Recovery is possible for people with substance use disorder and for their families! And those things are not dependent on one another.
I am a family member in long-term recovery from the effects of my son’s substance use disorder.
What that means to me is that I have found a way to recover, reclaim, and live my life, while also loving my son. It means that my happiness, peace of mind, and well-being do not depend on his. It means I have accepted that we are separate individuals each walking our own journey and I can honor our paths and our bond. I am grateful to walk alongside him and for the depth of love this journey has brought forward for us.
It means that I am committed to living life fully, to embracing my days and showing up for my life, even on days when my son has struggled...even on days when I am struggling. It means taking it one moment at a time, one step at a time. It means that I have practices that help me to practice self-care and to be mindfully present - which means that I meet myself where I am honestly - some days are better than others. I am devoted to true self care as I define it: to be true to and gentle with myself one moment at a time.
It means remembering who I am and who he is before and beyond this disease. It means moving toward who we may become as we each heal and grow.
It means I have met some of the most amazing, sensitive, creative, wise, impactful , intuitive, generous and loving people who are on their own journey of recovery.
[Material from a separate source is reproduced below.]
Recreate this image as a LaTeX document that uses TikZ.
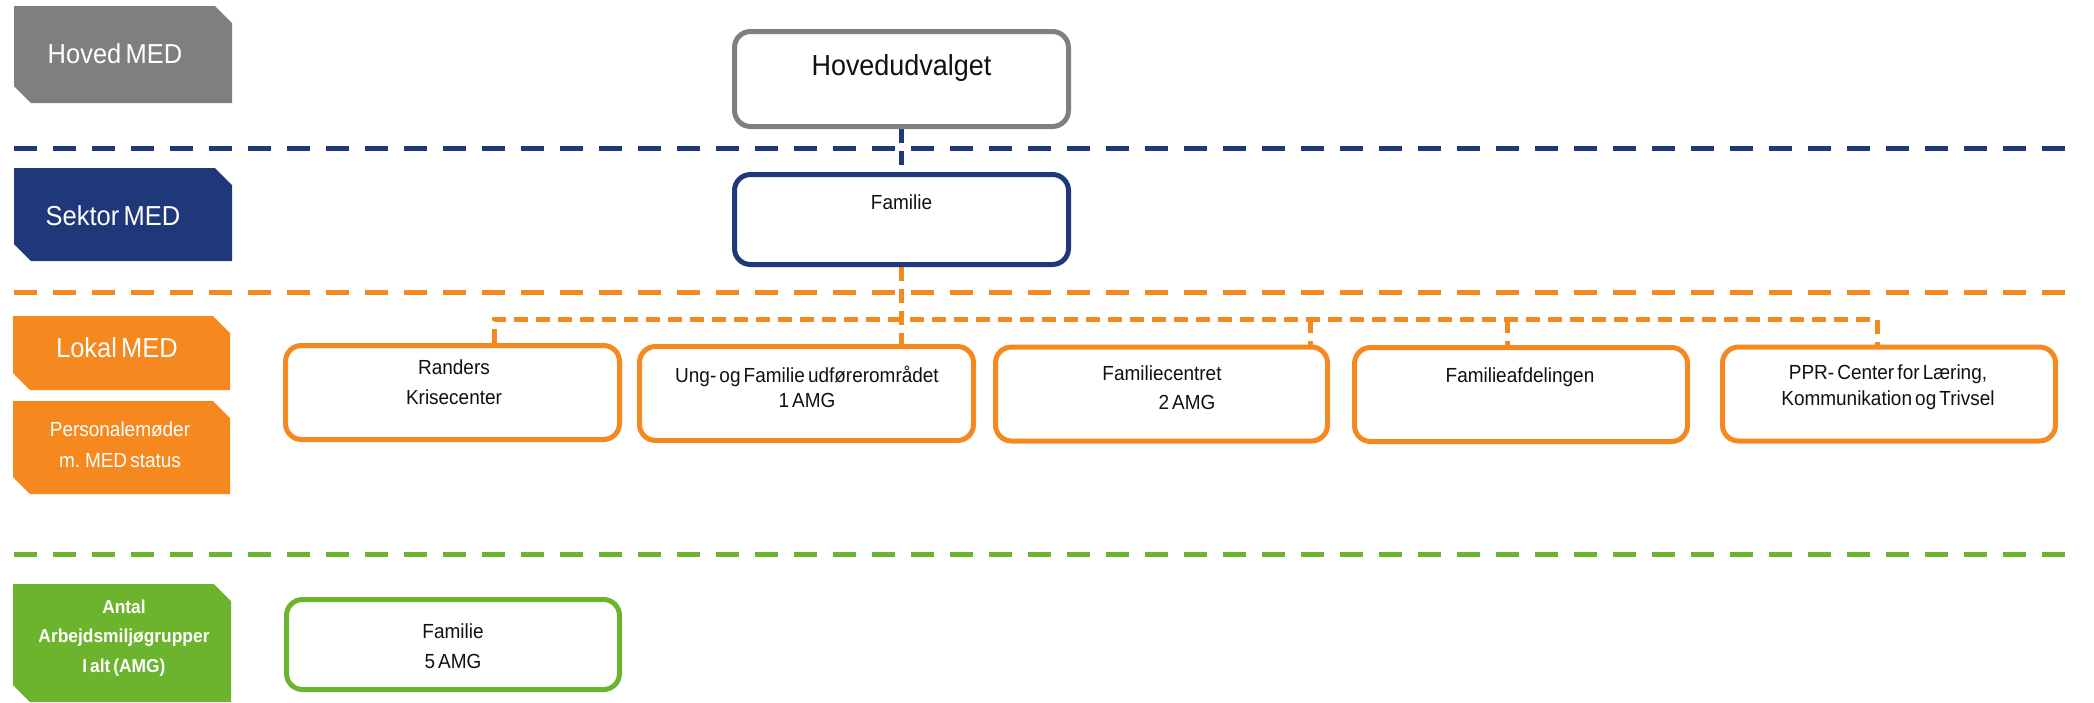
\documentclass[tikz,border=0pt]{standalone}
\usepackage{fontspec}
\setmainfont{Liberation Sans}[WordSpace=0.6, FakeStretch=0.93]
\usetikzlibrary{backgrounds}

\definecolor{medgray}{RGB}{127,127,127}
\definecolor{mednavy}{RGB}{31,56,122}
\definecolor{medorange}{RGB}{245,136,31}
\definecolor{medgreen}{RGB}{109,180,46}
\definecolor{inktext}{RGB}{17,17,17}

% level tab with the top-right and bottom-left corners cut off
\newcommand\leveltab[5]{%
  \fill[#1] (#2,#3) -- ({#4-17},#3) -- (#4,{#3+17}) -- (#4,#5) -- ({#2+17},#5) -- (#2,{#5-17}) -- cycle;}
% centred block of lines: font size, line distance, lines
\newcommand\textblock[3]{{\fontsize{#1}{#2}\selectfont\begin{tabular}[t]{@{}c@{}}#3\end{tabular}}}

\begin{document}
\begin{tikzpicture}[x=1pt,y=-1pt,
  unit/.style={draw, line width=5pt, rounded corners=16pt, fill=white,
    minimum width=334pt, minimum height=94pt, inner sep=0pt},
  inner/.style={inner sep=0pt, anchor=base, text=inktext},
  tabtext/.style={inner sep=0pt, anchor=base, text=white},
  divider/.style={line width=5pt, dash pattern=on 23pt off 16pt},
  link/.style={line width=5pt, dash pattern=on 14pt off 8pt}]
\useasboundingbox (0,0) rectangle (2094,702);

% level tabs on the left
\leveltab{medgray}{14}{6}{232}{103}
\node[tabtext, font=\fontsize{27.4}{32}\selectfont] (t-hoved) at (115,63) {Hoved MED};
\leveltab{mednavy}{14}{168}{232}{261}
\node[tabtext, font=\fontsize{27.4}{32}\selectfont] (t-sektor) at (113,225) {Sektor MED};
\leveltab{medorange}{13}{316}{230}{390}
\node[tabtext, font=\fontsize{27.4}{32}\selectfont] (t-lokal) at (117,357) {Lokal MED};
\leveltab{medorange}{13}{401}{230}{494}
\node[tabtext] (t-personale) at (120,436) {\textblock{20.4}{31}{Personalemøder\\m. MED status}};
\leveltab{medgreen}{13}{584}{231}{702}
\node[tabtext] (t-amg) at (124,613) {\textblock{18.7}{29.5}{\bfseries Antal\\\bfseries Arbejdsmiljøgrupper\\\bfseries I alt (AMG)}};

% dividers between the levels
\draw[divider, mednavy] (14,148) -- (2080,148);
\draw[divider, medorange] (14,292) -- (2080,292);
\draw[divider, medgreen] (14,554) -- (2080,554);

% units
\node[unit, draw=medgray, minimum height=95pt] (hoved) at (901.5,79) {};
\node[inner, font=\fontsize{29}{34}\selectfont] (hoved-t) at (901.5,75) {Hovedudvalget};

\node[unit, draw=mednavy, minimum height=90pt] (sektor) at (901.5,219.5) {};
\node[inner, font=\fontsize{20.4}{25}\selectfont] (sektor-t) at (901.5,209) {Familie};

\node[unit, draw=medorange] (randers) at (452.5,392.5) {};
\node[inner] (randers-t) at (454,374) {\textblock{20.4}{30}{Randers\\Krisecenter}};

\node[unit, draw=medorange] (ung) at (806.5,393.5) {};
\node[inner] (ung-t) at (807,382) {\textblock{20.4}{25}{Ung- og Familie udførerområdet\\1 AMG}};

\node[unit, draw=medorange, minimum width=332pt] (centret) at (1161.5,394) {};
\node[inner] (centret-t) at (1162,380) {\textblock{20.4}{29}{Familiecentret\\\hspace*{50pt}2 AMG}};

\node[unit, draw=medorange, minimum width=333pt] (afd) at (1521,394.5) {};
\node[inner] (afd-t) at (1520,382) {\textblock{20.4}{26}{Familieafdelingen}};

\node[unit, draw=medorange, minimum width=333pt] (ppr) at (1889,394) {};
\node[inner] (ppr-t) at (1888,379) {\textblock{20.4}{26}{PPR- Center for Læring,\\Kommunikation og Trivsel}};

\node[unit, draw=medgreen, minimum width=333pt, minimum height=90pt] (amg) at (453,644.5) {};
\node[inner] (amg-t) at (453,638) {\textblock{20.4}{30}{Familie\\5 AMG}};

% links between the units
\coordinate (rdrop) at (494,319);
\coordinate (pdrop) at (1877,319);
\coordinate (cdrop) at (1310,319);
\coordinate (adrop) at (1507,319);
\begin{scope}[on background layer]
  \draw[link, mednavy] (hoved.south) -- (sektor.north);
  \draw[link, medorange] (sektor.south) -- (sektor.south |- ung.north);
  \draw[link, medorange] (randers.north -| rdrop) -- (rdrop) -- (pdrop) -- (ppr.north -| pdrop);
  \draw[link, medorange] (cdrop) -- (centret.north -| cdrop);
  \draw[link, medorange] (adrop) -- ([yshift=-6pt]afd.north -| adrop);
\end{scope}
\end{tikzpicture}
\end{document}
They show me what’s possible and have opened my eyes and heart to the people they are beyond substance use disorder.
It means that I am committed to using the pain, lessons, love, compassion, and growth I have experienced to support others in their recovery, both family members and individuals.
It also means that I will join with other recovery advocates to break the silence and shatter the stigma around substance use disorder and call for love and compassion toward those impacted.